Use this chest logic:

  • Take the piece that helps now and keeps a believable upgrade path later.
  • Take a duplicate if it meaningfully improves a priority decoration you are already committed to.
  • Take a new unlock if your current lineup has a real gap the new piece fixes.
  • Do not grab a seasonal piece only because players are talking about it loudly this week.

I know, that last one stings a bit. Live-service games are good at turning short bursts of hype into bad permanent decisions.

If you want an official reference point for the game’s live distribution, events, and ongoing store presence, the Apple App Store listing is another straightforward source. It won’t tell you the meta, but it does confirm you’re dealing with a live title where timing and availability matter.

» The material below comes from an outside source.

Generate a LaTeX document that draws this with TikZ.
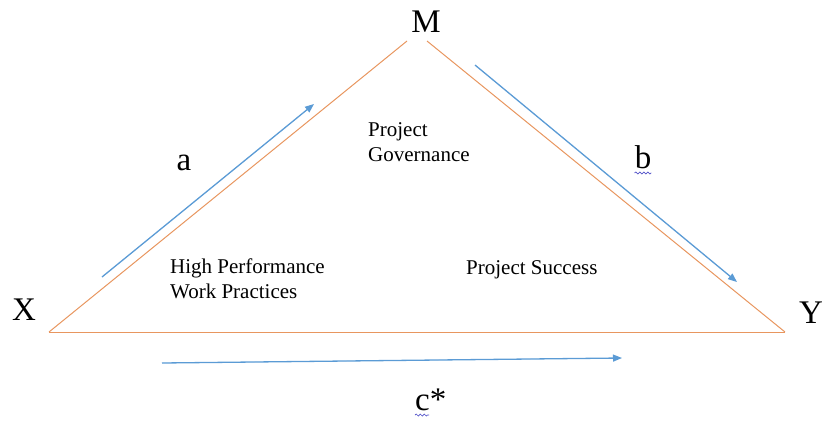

What not to do if you want strong decorations fast

Some mistakes are just too common to leave buried in the middle.

  • Do not dump serious resources into Bronze or Silver pieces. They are usually stepping stones, not homes.
  • Do not treat rare restricted pieces like they are easy to grow. If the path is awkward, price that into the decision.
  • Do not follow a PvP-first ranking on a progression-starved account. Wrong problem, wrong answer.
  • Do not overrate crit damage because the number feels dramatic. Drama is not the same as uptime.
  • Do not max one pet favorite too early. Breadth at the right milestone often beats tunnel vision.
  • Do not pick from chest hype alone. Your current roster matters more than a loud comment thread.

The fastest accounts are not always the ones with the fanciest decorations. They are often the ones that avoid unforced errors. Small waste repeated ten times becomes a crater.

And that is really the point. The “best decoration” question is not hard because there are too many good options. It is hard because a good option turns bad when chosen for the wrong reason.


FAQ

Should you get all UR decorations to Level 3 before pushing one higher?

Usually, get your priority UR decorations to Level 3 first rather than every UR piece without thinking. Breadth helps, but blind breadth is still blind. Focus on the URs that actually fit your account plan.

Is Eternal Pyramid better than God of Judgment for free-to-play players?

Very often, yes. Not because God of Judgment is weak, but because Eternal Pyramid tends to give cleaner practical value when upgrade flexibility is tight and broad progression still matters a lot.

Is damage reduction better than skill damage in PvP?

For many players under heavy PvP pressure, yes. Damage reduction often gives steadier value because it helps every incoming exchange. Skill damage is still excellent for offense-focused setups that can make real use of it.